[STATED GOAL] Where a line holds the string "React", return that line.

[DATASET EXTRACT]

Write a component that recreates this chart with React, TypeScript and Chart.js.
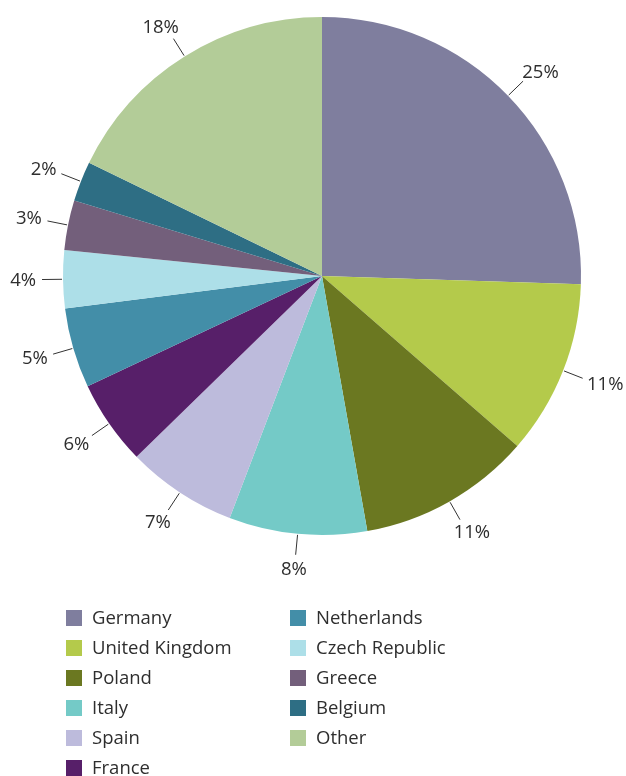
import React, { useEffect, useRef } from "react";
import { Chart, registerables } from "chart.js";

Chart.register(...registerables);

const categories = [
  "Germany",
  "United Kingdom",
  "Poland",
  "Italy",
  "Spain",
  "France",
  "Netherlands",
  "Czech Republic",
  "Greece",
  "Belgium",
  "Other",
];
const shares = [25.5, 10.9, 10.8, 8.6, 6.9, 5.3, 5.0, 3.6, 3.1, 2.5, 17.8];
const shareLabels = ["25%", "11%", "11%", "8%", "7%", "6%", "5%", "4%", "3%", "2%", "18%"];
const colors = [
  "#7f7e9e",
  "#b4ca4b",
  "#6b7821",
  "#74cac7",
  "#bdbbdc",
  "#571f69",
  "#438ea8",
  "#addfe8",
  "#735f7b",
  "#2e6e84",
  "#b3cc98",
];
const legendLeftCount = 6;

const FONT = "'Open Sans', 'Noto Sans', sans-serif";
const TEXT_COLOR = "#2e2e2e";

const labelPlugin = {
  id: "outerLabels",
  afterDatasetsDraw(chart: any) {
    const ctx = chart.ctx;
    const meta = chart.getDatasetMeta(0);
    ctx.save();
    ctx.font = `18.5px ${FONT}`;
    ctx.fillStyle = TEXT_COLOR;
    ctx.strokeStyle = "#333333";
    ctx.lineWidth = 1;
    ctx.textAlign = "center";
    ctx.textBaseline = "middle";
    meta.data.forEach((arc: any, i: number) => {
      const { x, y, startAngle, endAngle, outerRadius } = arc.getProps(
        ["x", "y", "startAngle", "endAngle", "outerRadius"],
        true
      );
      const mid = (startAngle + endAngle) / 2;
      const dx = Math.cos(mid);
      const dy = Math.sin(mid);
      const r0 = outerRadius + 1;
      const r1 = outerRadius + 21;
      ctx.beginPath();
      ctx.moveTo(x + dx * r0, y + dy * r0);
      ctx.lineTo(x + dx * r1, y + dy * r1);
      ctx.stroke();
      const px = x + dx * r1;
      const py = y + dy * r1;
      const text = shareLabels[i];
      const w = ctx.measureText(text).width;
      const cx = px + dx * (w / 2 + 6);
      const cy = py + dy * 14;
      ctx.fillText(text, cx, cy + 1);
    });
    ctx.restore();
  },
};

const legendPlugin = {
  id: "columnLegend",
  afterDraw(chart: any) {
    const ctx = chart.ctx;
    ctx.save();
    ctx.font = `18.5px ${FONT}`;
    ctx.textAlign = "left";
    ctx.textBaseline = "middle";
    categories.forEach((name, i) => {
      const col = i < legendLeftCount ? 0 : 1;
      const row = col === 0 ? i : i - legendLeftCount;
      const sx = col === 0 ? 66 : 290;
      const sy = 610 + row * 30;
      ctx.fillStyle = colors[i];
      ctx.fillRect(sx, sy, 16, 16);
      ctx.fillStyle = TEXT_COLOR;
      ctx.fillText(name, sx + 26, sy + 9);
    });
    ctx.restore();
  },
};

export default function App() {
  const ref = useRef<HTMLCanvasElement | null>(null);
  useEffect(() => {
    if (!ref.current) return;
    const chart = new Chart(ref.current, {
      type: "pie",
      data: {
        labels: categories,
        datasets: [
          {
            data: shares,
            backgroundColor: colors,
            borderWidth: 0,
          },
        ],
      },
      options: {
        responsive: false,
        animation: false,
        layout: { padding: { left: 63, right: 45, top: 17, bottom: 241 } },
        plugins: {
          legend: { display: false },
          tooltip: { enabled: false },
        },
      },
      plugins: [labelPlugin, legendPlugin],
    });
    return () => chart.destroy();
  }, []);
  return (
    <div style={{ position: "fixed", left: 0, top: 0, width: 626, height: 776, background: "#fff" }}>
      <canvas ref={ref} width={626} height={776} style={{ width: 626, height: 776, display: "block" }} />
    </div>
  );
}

[FULL SOLUTION]
Write a component that recreates this chart with React, TypeScript and Chart.js.
import React, { useEffect, useRef } from "react";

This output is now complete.